I could go on about other things she has suffered, such as the fact that she developed tinnitus in her inner ear and had to have a cranial surgery to repair it, and now the other ear is developing the same problem. I wont go into all the other details, but suffice to say that she deals with daily nerve pain in her back and leg that is now spreading to her hands, face, and feet. The doctors say it may be fibromyalgia, but they are still running tests.

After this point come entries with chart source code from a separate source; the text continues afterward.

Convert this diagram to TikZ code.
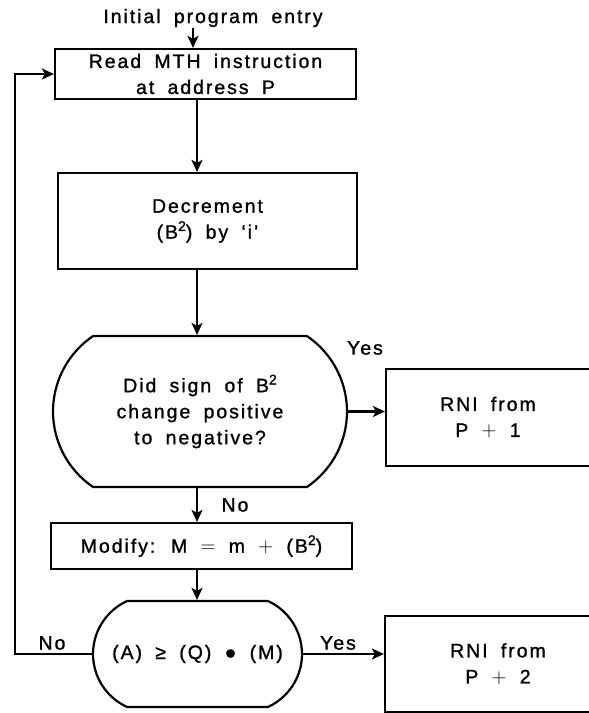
\documentclass[tikz,border=0pt]{standalone}
\usepackage{fontspec}
\setmainfont{Liberation Sans}[LetterSpace=10, WordSpace=1.8, FakeBold=1.2]
\usetikzlibrary{arrows.meta,shapes.misc,positioning}
\newcommand{\sqtwo}{\raisebox{0.75ex}{\fontsize{14}{14}\selectfont 2}}

\begin{document}
\begin{tikzpicture}[x=1pt, y=1pt,
        every node/.style={font=\fontsize{19.5}{26}\selectfont, align=center},
        box/.style={draw=black, line width=2.2pt, rectangle, inner sep=0pt},
        dec/.style={draw=black, line width=2.2pt, rounded rectangle, inner sep=0pt},
        flow/.style={draw=black, line width=2.2pt, -{Stealth[length=12pt, width=11pt, inset=3pt]}}]
        \useasboundingbox (0,0) rectangle (589,-713);
        \clip (0,0) rectangle (589,-713);

	\coordinate (spine) at (197,0);
	\coordinate (feed) at (193,-28);
	\coordinate (back) at (15,0);

	\node (entry) at (213,-18) {Initial program entry};

	\node[box, minimum width=301, minimum height=50] (read) at (205.5,-74) {Read MTH instruction\\at address P};

	\node[box, minimum width=299, minimum height=96] (decr) at (207.5,-221) {Decrement\\(B\sqtwo) by `i'};

	\node[dec, minimum width=294, minimum height=151, rounded rectangle arc length=112] (sign) at (200,-411.5) {Did sign of B\sqtwo\\change positive\\to negative?};

	\node[box, minimum width=204, minimum height=97] (rni1) at (488,-417.5) {RNI from\\P $+$ 1};

	\node[box, minimum width=301, minimum height=46] (mod) at (201.5,-546) {Modify: M $=$ m $+$ (B\sqtwo)};

	\node[dec, minimum width=209, minimum height=106, rounded rectangle arc length=131] (cmp) at (197.5,-654) {(A) ≥ (Q) ● (M)};

	\node[box, minimum width=226, minimum height=96] (rni2) at (498,-664) {RNI from\\P $+$ 2};

	\draw[flow] (feed) -- (feed |- read.north);
	\draw[flow] (read.south -| spine) -- (decr.north -| spine);
	\draw[flow] (decr.south -| spine) -- (sign.north -| spine);
	\draw[flow] (sign.south -| spine) -- (mod.north -| spine);
	\draw[flow] (mod.south -| spine) -- (cmp.north -| spine);
	\draw[flow] (sign.east) -- (sign.east -| rni1.west);
	\draw[flow] (cmp.east) -- (cmp.east -| rni2.west);
	\draw[flow] (cmp.west) -- (cmp.west -| back) |- (read.west);

	\node (yes1) at (365,-348) {Yes};
	\node (no1) at (235,-505) {No};
	\node (no2) at (52,-643) {No};
	\node (yes2) at (338,-643) {Yes};

\end{tikzpicture}
\end{document}
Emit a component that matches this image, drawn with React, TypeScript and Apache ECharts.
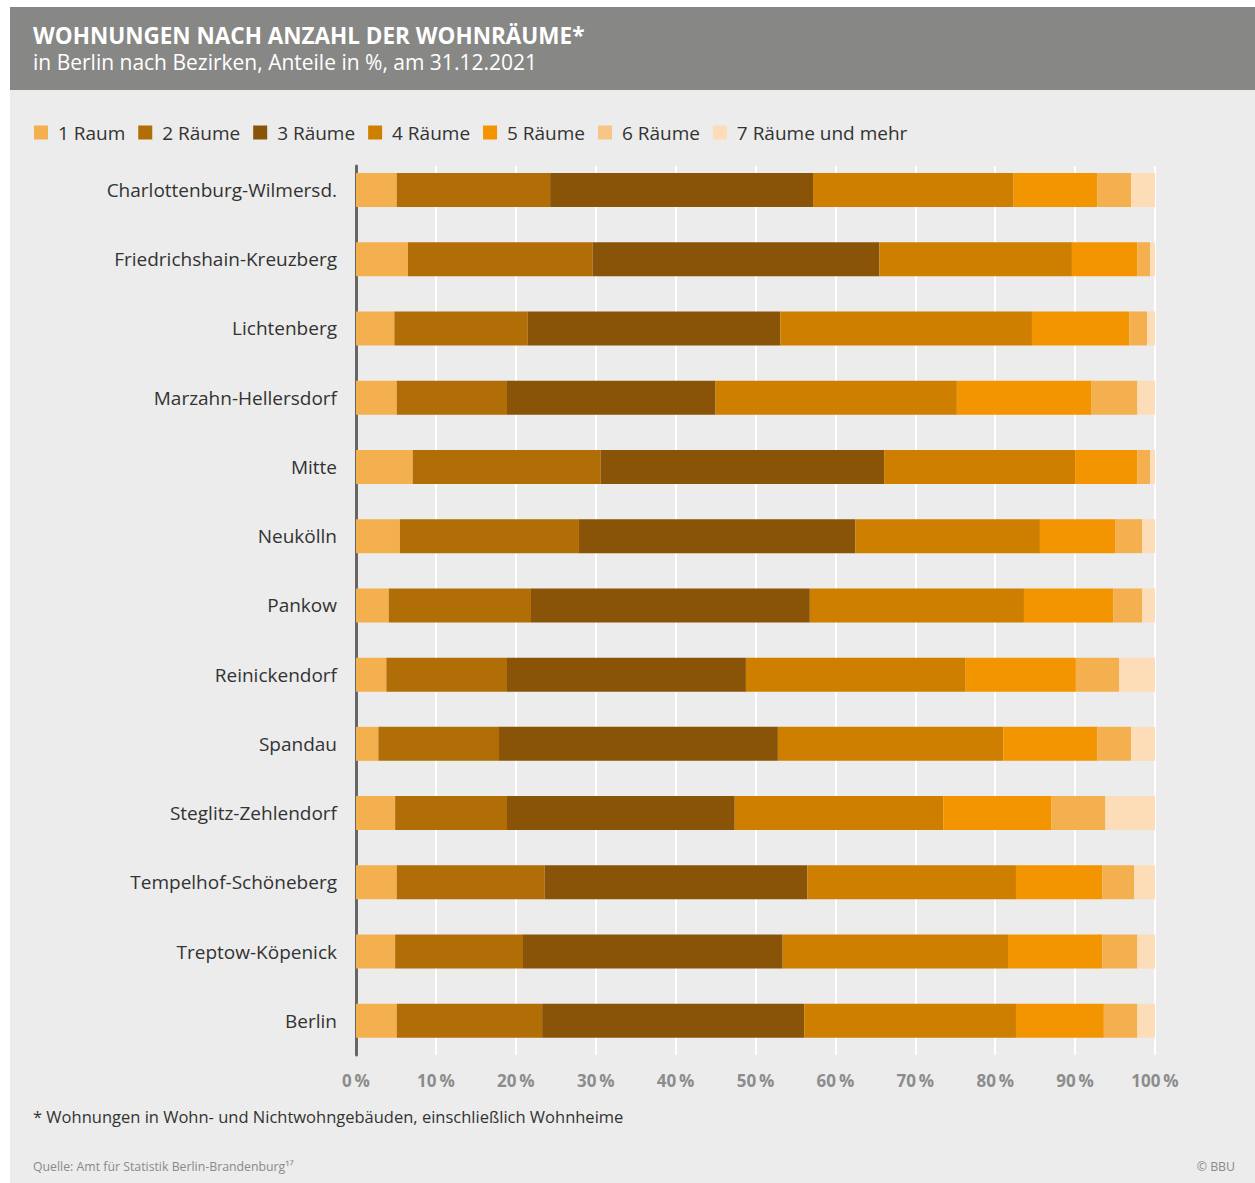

Through all of this, Elizabeth is the one who points out when I am being ungrateful. She keeps me positive when I start to complain about the stresses in life. Despite her pain, she purposely stays on the lowest amount of medication she can, so that she can still drive, go to work, and be the great active mom that she is. She pushes our children to be great and to work hard. She keeps order in our house. She is an example to me in keeping faith in Christ when all seems dark. And she is going back to school this year to get her Masters in Counseling so that she can help other women who have been through trauma and sexual abuse like she has. She is my hero, and she truly- never quits. Thanks so much for letting me share.